Why People are taking an Interest in Sobriety

The ‘sober curious’ movement has been around for several years, but as lockdown life looms large, it’s having a moment in Australia

During the first Covid-19 pandemic lockdown in 2020, alcohol sales jumped 26.5%. Australians started drinking daily as a way to cope with the uncertainty of a worldwide health crisis.

However, even outside of the first lockdown, alcohol has always been a part of Australian culture (like most parts of the western world). Those who dare not to drink as treated as “others” in social environments and constantly asked, “why are you sober?”

“Probably one of the biggest disincentives for people drinking less is the idea of being perceived in a certain way by friends and family. No one wants to be labelled the person that’s not fun, that you’re somehow a killjoy. It’s also how drinking becomes the foundation for many of our relationships. When people start dating, when they make friends, often drinking is part of how those bonds are forged, so not drinking viewed as opting out of that shared experience. It is quite hard to resist that without feeling like you become the outlier in the group, which nobody wants to be. It’s not an alcohol thing; any situation where everybody is participating on something, and you are the person who is not, is othering. But drinking is one version of this that comes up all the time. So, there is a huge amount of pressure to conform.”

However, some people are starting to break away from this classic social mould. After lockdown, the sale of low alcohol and no alcohol options skyrocketed. This breakaway from drinking culture is known as the sober curious movement, a shift towards better health and wellbeing. The central tenant of this – you do not need to be an alcoholic to have a destructive relationship with drinking.

It doesn’t mean it has to be all or nothing. Completely cutting out alcohol of your life may not be the goal. The sober curious movement is about being more mindful of your drinking habits and being aware of the benefits on cutting back.

This is not a new movement. However, it is going popularity in Australia, especially in Sydney were lock out laws diminished interest in late night antics.
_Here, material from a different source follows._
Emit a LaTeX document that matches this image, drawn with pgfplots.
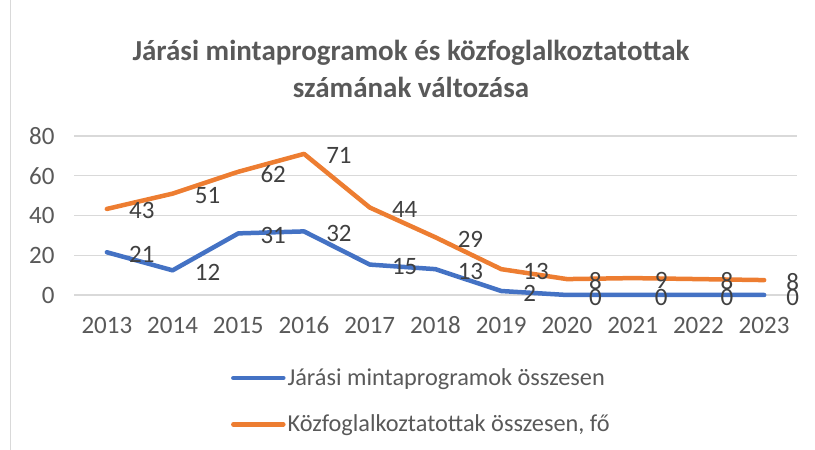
\documentclass[border=0pt]{standalone}
\usepackage{fontspec}
\setmainfont{Carlito}
\usepackage{pgfplots}
\pgfplotsset{compat=1.18}
\definecolor{cblue}{HTML}{4472C4}
\definecolor{corange}{HTML}{ED7D31}
\definecolor{tgray}{HTML}{595959}
\definecolor{lgray}{HTML}{404040}
\definecolor{ggray}{HTML}{D9D9D9}
\begin{document}
\begin{tikzpicture}[x=1bp,y=1bp]
\useasboundingbox (0,0) rectangle (815,450);
\draw[ggray, line width=1bp] (10,0) -- (10,450);
\node[align=center, text=tgray, font=\fontsize{29bp}{37bp}\selectfont\bfseries] at (411,381) {Járási mintaprogramok és közfoglalkoztatottak\\számának változása};
\begin{axis}[
  at={(74bp,155bp)}, anchor=south west,
  scale only axis, width=723bp, height=159bp,
  xmin=2012.5, xmax=2023.5, ymin=0, ymax=80,
  xtick={2013,...,2023}, ytick={0,20,40,60,80},
  xticklabel style={/pgf/number format/1000 sep={}},
  /pgf/number format/assume math mode=true,
  ymajorgrids, major grid style={ggray, line width=1.2bp},
  axis line style={draw=none},
  tick style={draw=none},
  ticklabel style={font=\fontsize{25bp}{30bp}\selectfont, text=tgray},
  xticklabel style={anchor=base, yshift=-39bp},
  yticklabel style={xshift=-16bp},
  clip=false,
  every axis plot/.append style={line width=4.5bp, line join=round, line cap=round},
  nodes near coords,
  point meta=explicit symbolic,
  every node near coord/.append style={anchor=west, xshift=20bp, yshift=-2bp, inner sep=0pt, font=\fontsize{25bp}{30bp}\selectfont, text=lgray},
  legend style={at={(0.217,-0.45)}, anchor=north west, draw=none, fill=none, font=\fontsize{24.3bp}{29bp}\selectfont, text=tgray, row sep=24bp, inner sep=0pt, cells={anchor=west}},
  legend image code/.code={\draw[#1, line width=4.5bp, line cap=round] (0bp,0bp) -- (50bp,0bp);},
  legend cell align=left,
]
\addplot[cblue] table[meta=m] {
x y m
2013 21.5 21
2014 12.4 12
2015 31 31
2016 32 32
2017 15.3 15
2018 13 13
2019 2 2
2020 0 0
2021 0 0
2022 0 0
2023 0 0
};
\addlegendentry{Járási mintaprogramok összesen}
\addplot[corange] table[meta=m] {
x y m
2013 43.3 43
2014 51 51
2015 62 62
2016 71 71
2017 44 44
2018 29 29
2019 13 13
2020 8 8
2021 8.5 9
2022 8 8
2023 7.5 8
};
\addlegendentry{Közfoglalkoztatottak összesen, fő}
\end{axis}
\end{tikzpicture}
\end{document}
Even with the removal of this legislation, late night partying has never fully returned to its once popular status.

Lockdown has given the sober movement even more momentum. Rachel says, “It’s a very different psychological climate to the last lockdown, where there was this real doomsday uncertainty culture. None of us knew what was going to happen, so our responses to that situation were heavily fear based. People got into the habit of saying, ‘Stuff it, I’ll do whatever. Let’s through caution to the wind.’ This time, I think people feel more angry than fearful, which means they are more energised to retain more control over their choices. A lot of my clients are most concerned about not coming out of lockdown feeling terrible like last time, and for most of them that was driven by poor diet and alcohol intake.”

You may be thinking this is the end of the alcohol industry, but many industrial and boutique distilleries at looking at making zero alcohol options, which could be an amazingly profitable opportunity for businesses. For example, in 2020 Seadrift opened its door, the first non-alcohol dedicated distillery in Australia. And they’re not the only ones. With more and more options entering mainstream stores, this is showing Australia that sobriety is no longer an odd choice for people but a socially expected practice that many are taking up.